La vicenda si sarebbe inoltre complicata con l’arrivo di una connazionale, anche lei sfruttata e vessata dai due ottanesi (in particolare dall’anziano al quale viene contestato oltre all’articolo 600 del codice penale: chiunque esercita su una persona poteri corrispondenti a quelli del diritto di proprietà ovvero chiunque riduce o mantiene una persona in uno stato di soggezione continuativa, costringendola a prestazioni lavorative o sessuali ovvero all’accattonaggio o comunque a prestazioni che ne comportino lo sfruttamento, è punito con la reclusione da otto a venti anni, anche l’articolo 609 bis, violenza sessuale).

Ieri sono stati sentiti i primi testi della lista del pubblico ministero, i carabinieri che presero la denuncia dei due giovani ed effettuarono il sopralluogo nell’ovile a brevissima distanza dal centro abitato di Ottana.

La parte lesa, i tre cittadini romeni non si sono costituiti parte civile, e non si sono neppure presentati in aula nonostante abbiano ricevuto la convocazione. Non si esclude, infatti che per poterli sentire occorrerà organizzare un’udienza in video conferenza, a patto che, ha chiesto la difesa degli imputati: «Si possa mandare un nostro ufficiale di polizia giudiziaria in Romania per far sì che le cose si svolgano nella maniera giusta e si evitino contaminazioni tra i testi».

Primo ad essere sentito il comandante della stazione dei carabinieri di Sarule, il maresciallo Marco Valsasna, che la sera del 18 maggio era stato chiamato dai colleghi della Compagnia di Ottana perché si recasse in paese. «Occorreva fare un sopralluogo nelle campagne – ha raccontato il militare – in località Muntone, a breve distanza dal rifornitore Esso sulla 131 Dcn. Accompagnati da uno dei giovani romeni che avevano sporto denuncia, andammo a verificare lo stato dell’azienda agricola in cui lavoravano e vivevano. Ci fermammo davanti a un cancello chiuso che venne aperto dal giovane romeno, che parlava con noi in un italiano stentato. Arrivammo nell’azienda, in quella che era la loro casa: una stanza 4×4 con un lavandino, un mobile vecchio, un televisore e un letto.

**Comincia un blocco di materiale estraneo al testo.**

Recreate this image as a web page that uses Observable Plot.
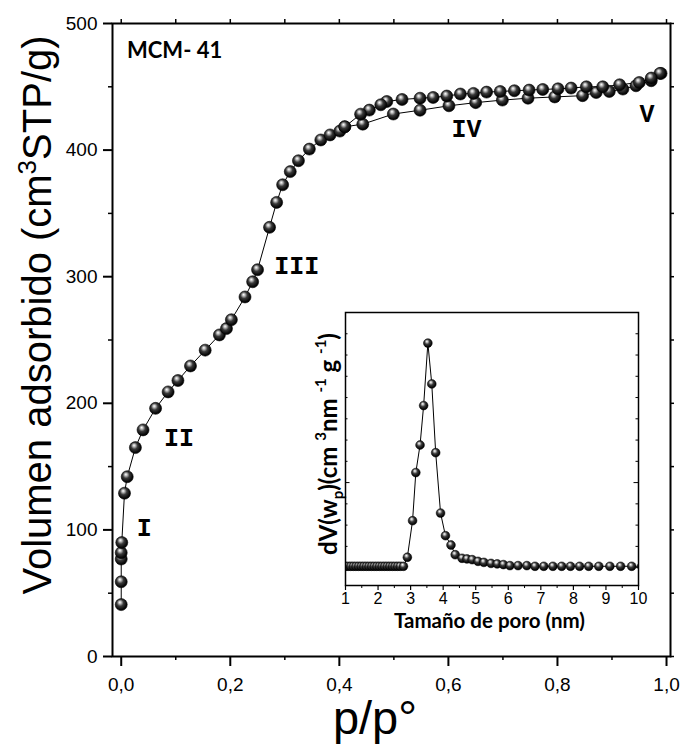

Il bagno era all’esterno, vicino alla sala mungitura».

Dopo di lui è toccato al maresciallo Mario Melosu, incaricato, nel corso delle indagini, «di verificare movimenti di denaro da parte degli imputati alle presunte vittime» ha dichiarato il carabiniere che alla domanda specifica rivolta dall’avvocato Mario Lai, “se avesse mai allargato i controlli anche ai familiari dei due imputati”, ha risposto negativamente. I difensori dei Dettori hanno infatti prodotto alla Corte una serie di ricevute di ricarica fatte dal fratello dell’imputato al numero di un cellulare degli ex dipendenti romeni. Dimostrazione del fatto che, non solo che i due operai avevano un telefonino, ma che i pagamenti nei loro confronti venivano spesso fatti anche da persone vicine ai loro datori di lavoro “schiavisti”. Nel corso della prossima udienza, fissata per il 22 febbraio, la Corte d’Assise si sposterà a Ottana per effettuare un sopralluogo nell’azienda agricola dei due imputati. Quel giorno, forse, si avranno anche notizie in merito all’eventuale audizione in video conferenza con le presunte vittime di Antonio e Pietrino Dettori.